Why hasn't Nintendo climbed to the highest peak and proclaimed the bliss to be found in Puzzle League? Why was Dr. Mario/Puzzle League stuffed into a tiny blurb in Nintendo Power's Holiday Buyer's Guide, when it would be the perfect stocking stuffer for gamers of any age? Why didn't this game come out on the DS so I could be playing it online, finding someone skilled enough to whoop me? I can mope forever, or I can suck it up and savor the fact that I'll be spending some quality time tucked quietly in bed, shimmering in the glow of the best version of Puzzle League, Tetris Attack, Panel De Pon, whatever you want to call it, that exists to this date.


It's 9:25 AM. Gamestop should be getting their shipment of the game around 1:30 PM or so. I was stupid enough to actually pre-order this game, as if it was going to fly off shelves. I really wish it WOULD fly off shelves, though. It deserves that. I'd love to pick up the game at the same time as some stranger, then we whip out our GBAs for an intense match. That's not how it's going to go down though. Someone will probably be picking up an Xbox 360, and wondering what somebody like me would want with a dumb puzzle game. It's pretty lonely being a puzzle game fan. My hope is that after reading this I will have converted you, but it's just as easy to accept that the people who would get the most out of this game probably already know about it.
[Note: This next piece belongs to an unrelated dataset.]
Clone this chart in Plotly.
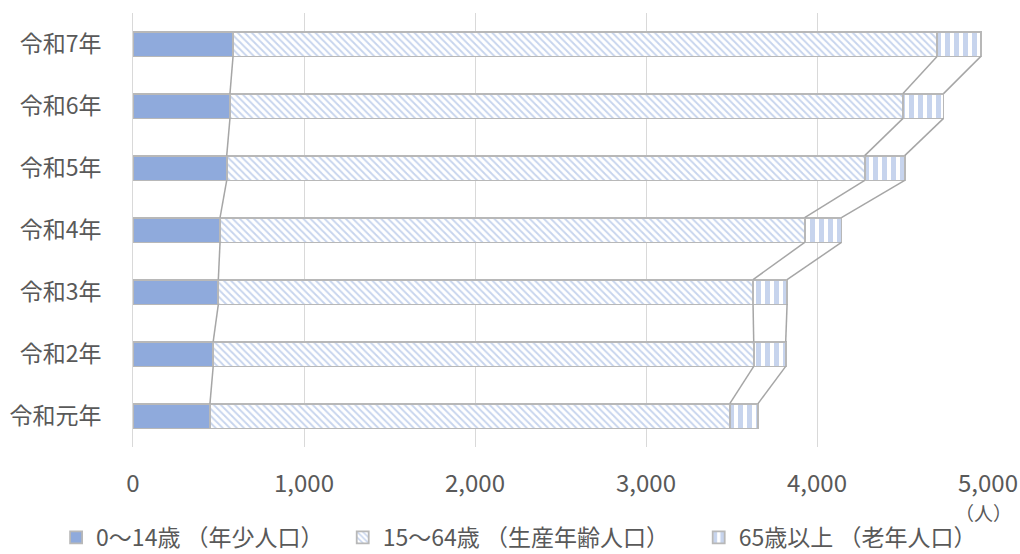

I'll have a full review of the game up on DMG Ice pretty soon. Sorry for neglecting Dr. Mario in this article. I'll give it just as much time as Puzzle League in my review. Until that time, to everyone who's just as anxious to pick up this game as I am, I tip my hat to you. However, to those that I helped convince to buy this game, I give you a standing ovation! WOOOOOOO! You rock!